● Aim of the task:
Return the material word for word. Do not include the pictures.
## Begin
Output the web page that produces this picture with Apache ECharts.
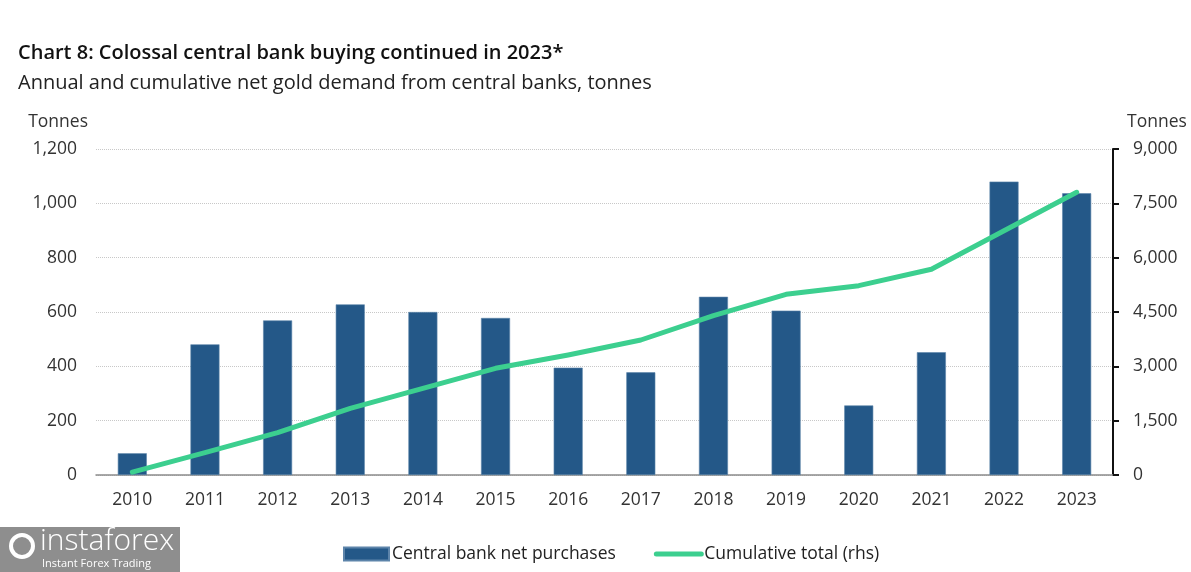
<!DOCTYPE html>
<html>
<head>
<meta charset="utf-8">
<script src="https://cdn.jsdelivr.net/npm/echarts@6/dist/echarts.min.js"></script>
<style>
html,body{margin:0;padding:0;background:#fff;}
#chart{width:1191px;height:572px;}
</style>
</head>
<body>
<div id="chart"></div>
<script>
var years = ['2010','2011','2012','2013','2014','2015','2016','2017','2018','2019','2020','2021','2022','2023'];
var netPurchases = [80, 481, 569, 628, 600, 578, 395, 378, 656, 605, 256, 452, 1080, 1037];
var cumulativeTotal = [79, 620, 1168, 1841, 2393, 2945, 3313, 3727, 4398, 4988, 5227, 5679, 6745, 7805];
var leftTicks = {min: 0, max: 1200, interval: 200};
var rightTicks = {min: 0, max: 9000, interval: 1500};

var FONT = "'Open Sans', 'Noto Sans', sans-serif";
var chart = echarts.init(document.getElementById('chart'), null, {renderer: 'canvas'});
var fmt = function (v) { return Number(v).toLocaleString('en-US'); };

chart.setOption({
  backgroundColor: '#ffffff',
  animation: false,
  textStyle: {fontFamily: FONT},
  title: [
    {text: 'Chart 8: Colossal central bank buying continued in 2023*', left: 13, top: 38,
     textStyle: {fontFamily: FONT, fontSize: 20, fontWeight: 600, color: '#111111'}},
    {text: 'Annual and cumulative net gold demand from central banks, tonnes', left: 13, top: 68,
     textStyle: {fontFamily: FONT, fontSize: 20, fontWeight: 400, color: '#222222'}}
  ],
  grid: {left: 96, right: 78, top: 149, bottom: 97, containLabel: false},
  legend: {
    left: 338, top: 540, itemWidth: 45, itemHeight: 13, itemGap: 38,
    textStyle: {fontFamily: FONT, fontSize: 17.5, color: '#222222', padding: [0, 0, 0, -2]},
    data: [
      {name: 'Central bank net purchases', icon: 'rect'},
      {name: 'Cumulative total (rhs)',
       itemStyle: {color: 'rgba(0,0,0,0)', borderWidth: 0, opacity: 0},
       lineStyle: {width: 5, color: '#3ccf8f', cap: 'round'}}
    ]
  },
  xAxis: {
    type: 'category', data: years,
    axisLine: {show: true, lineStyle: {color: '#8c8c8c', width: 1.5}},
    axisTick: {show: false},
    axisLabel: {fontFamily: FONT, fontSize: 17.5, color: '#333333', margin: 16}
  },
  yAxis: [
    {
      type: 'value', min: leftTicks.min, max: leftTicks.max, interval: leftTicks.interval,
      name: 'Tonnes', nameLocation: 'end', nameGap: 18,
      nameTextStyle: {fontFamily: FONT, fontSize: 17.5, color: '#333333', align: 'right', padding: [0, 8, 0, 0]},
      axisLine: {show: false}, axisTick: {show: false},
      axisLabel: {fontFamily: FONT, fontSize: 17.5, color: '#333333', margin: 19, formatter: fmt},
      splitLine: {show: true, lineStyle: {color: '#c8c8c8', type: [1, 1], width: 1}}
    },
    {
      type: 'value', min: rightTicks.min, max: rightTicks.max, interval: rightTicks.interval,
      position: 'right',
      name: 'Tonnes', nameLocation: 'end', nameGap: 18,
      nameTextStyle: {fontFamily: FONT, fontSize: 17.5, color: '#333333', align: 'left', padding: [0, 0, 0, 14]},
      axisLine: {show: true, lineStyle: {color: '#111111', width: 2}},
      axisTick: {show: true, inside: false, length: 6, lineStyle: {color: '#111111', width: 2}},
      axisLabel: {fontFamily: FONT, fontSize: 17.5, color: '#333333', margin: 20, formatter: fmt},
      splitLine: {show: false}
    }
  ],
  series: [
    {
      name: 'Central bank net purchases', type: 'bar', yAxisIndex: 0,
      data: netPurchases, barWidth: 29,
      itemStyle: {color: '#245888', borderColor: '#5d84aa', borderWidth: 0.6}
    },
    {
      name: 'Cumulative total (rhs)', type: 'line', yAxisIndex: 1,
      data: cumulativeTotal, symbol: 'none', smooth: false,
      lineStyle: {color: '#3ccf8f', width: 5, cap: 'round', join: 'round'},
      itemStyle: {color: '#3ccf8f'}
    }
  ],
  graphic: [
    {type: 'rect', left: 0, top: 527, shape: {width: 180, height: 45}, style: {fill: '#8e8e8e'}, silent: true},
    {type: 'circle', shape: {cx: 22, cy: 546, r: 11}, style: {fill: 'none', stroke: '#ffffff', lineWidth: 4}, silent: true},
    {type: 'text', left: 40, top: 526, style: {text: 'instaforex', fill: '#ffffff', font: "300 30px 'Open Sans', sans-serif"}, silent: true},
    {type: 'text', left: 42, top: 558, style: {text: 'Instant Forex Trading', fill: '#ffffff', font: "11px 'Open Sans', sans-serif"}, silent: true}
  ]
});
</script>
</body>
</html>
## End
● Written answer:
Output the web page that produces this picture with Apache ECharts.
<!DOCTYPE html>
<html>
<head>
<meta charset="utf-8">
<script src="https://cdn.jsdelivr.net/npm/echarts@6/dist/echarts.min.js"></script>
<style>
html,body{margin:0;padding:0;background:#fff;}
#chart{width:1191px;height:572px;}
</style>
</head>
<body>
<div id="chart"></div>
<script>
var years = ['2010','2011','2012','2013','2014','2015','2016','2017','2018','2019','2020','2021','2022','2023'];
var netPurchases = [80, 481, 569, 628, 600, 578, 395, 378, 656, 605, 256, 452, 1080, 1037];
var cumulativeTotal = [79, 620, 1168, 1841, 2393, 2945, 3313, 3727, 4398, 4988, 5227, 5679, 6745, 7805];
var leftTicks = {min: 0, max: 1200, interval: 200};
var rightTicks = {min: 0, max: 9000, interval: 1500};

var FONT = "'Open Sans', 'Noto Sans', sans-serif";
var chart = echarts.init(document.getElementById('chart'), null, {renderer: 'canvas'});
var fmt = function (v) { return Number(v).toLocaleString('en-US'); };

chart.setOption({
  backgroundColor: '#ffffff',
  animation: false,
  textStyle: {fontFamily: FONT},
  title: [
    {text: 'Chart 8: Colossal central bank buying continued in 2023*', left: 13, top: 38,
     textStyle: {fontFamily: FONT, fontSize: 20, fontWeight: 600, color: '#111111'}},
    {text: 'Annual and cumulative net gold demand from central banks, tonnes', left: 13, top: 68,
     textStyle: {fontFamily: FONT, fontSize: 20, fontWeight: 400, color: '#222222'}}
  ],
  grid: {left: 96, right: 78, top: 149, bottom: 97, containLabel: false},
  legend: {
    left: 338, top: 540, itemWidth: 45, itemHeight: 13, itemGap: 38,
    textStyle: {fontFamily: FONT, fontSize: 17.5, color: '#222222', padding: [0, 0, 0, -2]},
    data: [
      {name: 'Central bank net purchases', icon: 'rect'},
      {name: 'Cumulative total (rhs)',
       itemStyle: {color: 'rgba(0,0,0,0)', borderWidth: 0, opacity: 0},
       lineStyle: {width: 5, color: '#3ccf8f', cap: 'round'}}
    ]
  },
  xAxis: {
    type: 'category', data: years,
    axisLine: {show: true, lineStyle: {color: '#8c8c8c', width: 1.5}},
    axisTick: {show: false},
    axisLabel: {fontFamily: FONT, fontSize: 17.5, color: '#333333', margin: 16}
  },
  yAxis: [
    {
      type: 'value', min: leftTicks.min, max: leftTicks.max, interval: leftTicks.interval,
      name: 'Tonnes', nameLocation: 'end', nameGap: 18,
      nameTextStyle: {fontFamily: FONT, fontSize: 17.5, color: '#333333', align: 'right', padding: [0, 8, 0, 0]},
      axisLine: {show: false}, axisTick: {show: false},
      axisLabel: {fontFamily: FONT, fontSize: 17.5, color: '#333333', margin: 19, formatter: fmt},
      splitLine: {show: true, lineStyle: {color: '#c8c8c8', type: [1, 1], width: 1}}
    },
    {
      type: 'value', min: rightTicks.min, max: rightTicks.max, interval: rightTicks.interval,
      position: 'right',
      name: 'Tonnes', nameLocation: 'end', nameGap: 18,
      nameTextStyle: {fontFamily: FONT, fontSize: 17.5, color: '#333333', align: 'left', padding: [0, 0, 0, 14]},
      axisLine: {show: true, lineStyle: {color: '#111111', width: 2}},
      axisTick: {show: true, inside: false, length: 6, lineStyle: {color: '#111111', width: 2}},
      axisLabel: {fontFamily: FONT, fontSize: 17.5, color: '#333333', margin: 20, formatter: fmt},
      splitLine: {show: false}
    }
  ],
  series: [
    {
      name: 'Central bank net purchases', type: 'bar', yAxisIndex: 0,
      data: netPurchases, barWidth: 29,
      itemStyle: {color: '#245888', borderColor: '#5d84aa', borderWidth: 0.6}
    },
    {
      name: 'Cumulative total (rhs)', type: 'line', yAxisIndex: 1,
      data: cumulativeTotal, symbol: 'none', smooth: false,
      lineStyle: {color: '#3ccf8f', width: 5, cap: 'round', join: 'round'},
      itemStyle: {color: '#3ccf8f'}
    }
  ],
  graphic: [
    {type: 'rect', left: 0, top: 527, shape: {width: 180, height: 45}, style: {fill: '#8e8e8e'}, silent: true},
    {type: 'circle', shape: {cx: 22, cy: 546, r: 11}, style: {fill: 'none', stroke: '#ffffff', lineWidth: 4}, silent: true},
    {type: 'text', left: 40, top: 526, style: {text: 'instaforex', fill: '#ffffff', font: "300 30px 'Open Sans', sans-serif"}, silent: true},
    {type: 'text', left: 42, top: 558, style: {text: 'Instant Forex Trading', fill: '#ffffff', font: "11px 'Open Sans', sans-serif"}, silent: true}
  ]
});
</script>
</body>
</html>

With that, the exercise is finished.